Higher percent of ponds in 100 m buffers was significantly correlated with higher species richness along transects. Combined with the positive association between months water observed at transect and species richness, this indicates that water could be important to a diverse bat community along roads. This is consistent with past findings (Gaisler et al. 1998). It is worth noting that number of months where water was recorded was only recorded in 2021, while previous years whether ditches were present was only noted once a season (if ditches were present once, they were noted as present every month for those years), so that may have impacted results.

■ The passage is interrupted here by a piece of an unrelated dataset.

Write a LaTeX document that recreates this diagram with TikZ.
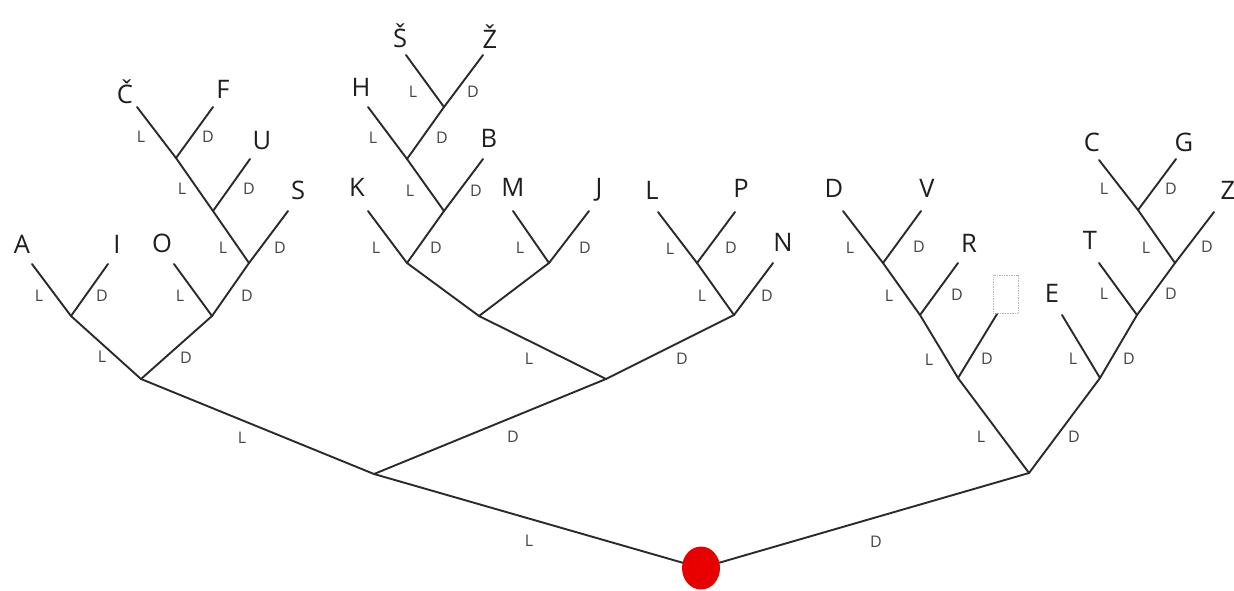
\documentclass[tikz,border=0pt]{standalone}
\usepackage{fontspec}
\setmainfont{Open Sans}
\usetikzlibrary{shapes.geometric}
\definecolor{linec}{HTML}{2A2A2A}
\definecolor{leafc}{HTML}{1E1E1E}
\definecolor{labc}{HTML}{444444}
\definecolor{rootred}{HTML}{E80000}
\tikzset{
  br/.style={draw=linec, line width=1.9pt, line cap=round, line join=round},
  leaf/.style={anchor=base, inner sep=0pt, text=leafc, font=\fontsize{25.5}{25.5}\selectfont},
  lab/.style={anchor=base, inner sep=0pt, text=labc, font=\fontsize{16}{16}\selectfont},
  rootdot/.style={ellipse, fill=rootred, draw=none, minimum width=38pt, minimum height=43pt, inner sep=0pt},
  emptybox/.style={draw=gray!60, densely dotted, line width=0.7pt}
}
\begin{document}
\begin{tikzpicture}[x=1pt, y=-1pt]
\useasboundingbox (0,0) rectangle (1234,590);
% ---- junctions ----
\node[rootdot] (root) at (701,568) {};
\coordinate (nL) at (374,474);
\coordinate (nD) at (1029,473);
\coordinate (nLL) at (141,379);
\coordinate (nLD) at (606,379);
\coordinate (nLLL) at (71,316);
\coordinate (nLLD) at (212,316);
\coordinate (nLLDD) at (249,263);
\coordinate (nU) at (213,211);
\coordinate (nCF) at (176,158);
\coordinate (nLDL) at (479,316);
\coordinate (nLDD) at (734,315);
\coordinate (nK) at (407,263);
\coordinate (nMJ) at (549,263);
\coordinate (nB) at (444,211);
\coordinate (nH) at (407,159);
\coordinate (nSZ) at (444,107);
\coordinate (nLP) at (697,263);
\coordinate (nDL) at (958,378);
\coordinate (nDD) at (1100,378);
\coordinate (nBox) at (920,315);
\coordinate (nDV) at (883,263);
\coordinate (nT) at (1137,315);
\coordinate (nZ) at (1175,263);
\coordinate (nCG) at (1138,210);
% ---- leaf line ends ----
\coordinate (eA) at (32,264);
\coordinate (eI) at (108,264);
\coordinate (eO) at (174,264);
\coordinate (eS) at (288,211);
\coordinate (eU) at (250,159);
\coordinate (eCc) at (137,107);
\coordinate (eF) at (213,107);
\coordinate (eK) at (368,211);
\coordinate (eBt) at (483,159);
\coordinate (eH) at (368,107);
\coordinate (eSs) at (406,55);
\coordinate (eZz) at (483,55);
\coordinate (eM) at (513,211);
\coordinate (eJ) at (589,211);
\coordinate (eN) at (773,263);
\coordinate (eL) at (658,212);
\coordinate (eP) at (735,212);
\coordinate (eD) at (843,211);
\coordinate (eV) at (921,211);
\coordinate (eR) at (958,263);
\coordinate (eBox) at (997,314);
\coordinate (eE) at (1062,315);
\coordinate (eT) at (1099,263);
\coordinate (eZ) at (1214,212);
\coordinate (eC) at (1099,160);
\coordinate (eG) at (1176,159);
% ---- branches ----
\draw[br] (root) -- (nL);
\draw[br] (root) -- (nD);
\draw[br] (nL) -- (nLL);
\draw[br] (nL) -- (nLD);
\draw[br] (nLL) -- (nLLL);
\draw[br] (nLL) -- (nLLD);
\draw[br] (nLLL) -- (eA);
\draw[br] (nLLL) -- (eI);
\draw[br] (nLLD) -- (eO);
\draw[br] (nLLD) -- (nLLDD);
\draw[br] (nLLDD) -- (nU);
\draw[br] (nLLDD) -- (eS);
\draw[br] (nU) -- (nCF);
\draw[br] (nU) -- (eU);
\draw[br] (nCF) -- (eCc);
\draw[br] (nCF) -- (eF);
\draw[br] (nLD) -- (nLDL);
\draw[br] (nLD) -- (nLDD);
\draw[br] (nLDL) -- (nK);
\draw[br] (nLDL) -- (nMJ);
\draw[br] (nK) -- (eK);
\draw[br] (nK) -- (nB);
\draw[br] (nB) -- (nH);
\draw[br] (nB) -- (eBt);
\draw[br] (nH) -- (eH);
\draw[br] (nH) -- (nSZ);
\draw[br] (nSZ) -- (eSs);
\draw[br] (nSZ) -- (eZz);
\draw[br] (nMJ) -- (eM);
\draw[br] (nMJ) -- (eJ);
\draw[br] (nLDD) -- (nLP);
\draw[br] (nLDD) -- (eN);
\draw[br] (nLP) -- (eL);
\draw[br] (nLP) -- (eP);
\draw[br] (nD) -- (nDL);
\draw[br] (nD) -- (nDD);
\draw[br] (nDL) -- (nBox);
\draw[br] (nDL) -- (eBox);
\draw[br] (nBox) -- (nDV);
\draw[br] (nBox) -- (eR);
\draw[br] (nDV) -- (eD);
\draw[br] (nDV) -- (eV);
\draw[br] (nDD) -- (eE);
\draw[br] (nDD) -- (nT);
\draw[br] (nT) -- (eT);
\draw[br] (nT) -- (nZ);
\draw[br] (nZ) -- (nCG);
\draw[br] (nZ) -- (eZ);
\draw[br] (nCG) -- (eC);
\draw[br] (nCG) -- (eG);
% ---- empty slot ----
\node[emptybox, minimum width=25pt, minimum height=38pt, inner sep=0pt] (slot) at (1005.5,294) {};
% ---- leaf letters ----
\node[leaf] (A) at (22,253) {A};
\node[leaf] (I) at (117,253) {I};
\node[leaf] (O) at (162,252) {O};
\node[leaf] (S) at (298,199) {S};
\node[leaf] (U) at (262,149) {U};
\node[leaf] (Cc) at (125,103) {Č};
\node[leaf] (F) at (223,98) {F};
\node[leaf] (Ss) at (400,47) {Š};
\node[leaf] (Zz) at (490,48) {Ž};
\node[leaf] (H) at (361,96) {H};
\node[leaf] (B) at (489,147) {B};
\node[leaf] (K) at (357,196) {K};
\node[leaf] (M) at (513,196) {M};
\node[leaf] (J) at (599,196) {J};
\node[leaf] (Lx) at (652,199) {L};
\node[leaf] (P) at (741,197) {P};
\node[leaf] (N) at (783,251) {N};
\node[leaf] (Dx) at (834,197) {D};
\node[leaf] (V) at (927,197) {V};
\node[leaf] (R) at (969,252) {R};
\node[leaf] (E) at (1052,302) {E};
\node[leaf] (T) at (1090,249) {T};
\node[leaf] (Z) at (1228,199) {Z};
\node[leaf] (C) at (1092,151) {C};
\node[leaf] (G) at (1184,151) {G};
% ---- branch labels ----
\node[lab] (l01) at (529,546) {L};
\node[lab] (l02) at (876,547) {D};
\node[lab] (l03) at (242,443) {L};
\node[lab] (l04) at (513,442) {D};
\node[lab] (l05) at (981,442) {L};
\node[lab] (l06) at (1074,442) {D};
\node[lab] (l07) at (102,362) {L};
\node[lab] (l08) at (186,363) {D};
\node[lab] (l09) at (529,364) {L};
\node[lab] (l10) at (682,364) {D};
\node[lab] (l11) at (39,301) {L};
\node[lab] (l12) at (102,301) {D};
\node[lab] (l13) at (180,301) {L};
\node[lab] (l14) at (247,301) {D};
\node[lab] (l15) at (223,253) {L};
\node[lab] (l16) at (280,253) {D};
\node[lab] (l17) at (182,194) {L};
\node[lab] (l18) at (249,194) {D};
\node[lab] (l19) at (141,142) {L};
\node[lab] (l20) at (208,142) {D};
\node[lab] (l21) at (376,253) {L};
\node[lab] (l22) at (436,253) {D};
\node[lab] (l23) at (520,253) {L};
\node[lab] (l24) at (585,253) {D};
\node[lab] (l25) at (410,196) {L};
\node[lab] (l26) at (476,196) {D};
\node[lab] (l27) at (373,143) {L};
\node[lab] (l28) at (442,143) {D};
\node[lab] (l29) at (413,97) {L};
\node[lab] (l30) at (473,97) {D};
\node[lab] (l31) at (670,254) {L};
\node[lab] (l32) at (731,253) {D};
\node[lab] (l33) at (702,301) {L};
\node[lab] (l34) at (767,301) {D};
\node[lab] (l35) at (850,253) {L};
\node[lab] (l36) at (919,252) {D};
\node[lab] (l37) at (889,301) {L};
\node[lab] (l38) at (957,300) {D};
\node[lab] (l39) at (929,365) {L};
\node[lab] (l40) at (987,364) {D};
\node[lab] (l41) at (1073,364) {L};
\node[lab] (l42) at (1129,364) {D};
\node[lab] (l43) at (1104,299) {L};
\node[lab] (l44) at (1171,299) {D};
\node[lab] (l45) at (1146,253) {L};
\node[lab] (l46) at (1207,252) {D};
\node[lab] (l47) at (1104,194) {L};
\node[lab] (l48) at (1171,194) {D};
\end{tikzpicture}
\end{document}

Some species foraged along roads more than others. Northern long-eared bats were never found along transects and little-brown bats and tri-colored bats very rarely were. These three species were located more frequently, although they were still rarer than other species, during surveys in protected parks in the same region during the same period (Russo-Petrick 2022). All three of these species are of conservation concern, so this indicates that roadside habitats are not preferred by these species. While some variables were consistently important, the variety in results and that no one variable had an especially large contribution to models shows how complicated the question of what habitat factors impact bats is and how much results can vary when multiple scales are considered. This may be because we examined all species together, and responses are species specific or differ between forest and open habitat specialist guilds. Comparing results between open and forest specialist guilds at stationary points revealed differences in habitat preferences between the groups and less variables were used in those models, but forest specialist activity along transects was too low compared to open specialists to do similar models for transects (Russo-Petrick 2022). Because of the complicated nature of bat community responses, looking at guild or species-specific responses may be beneficial in the future if there are enough calls to do so.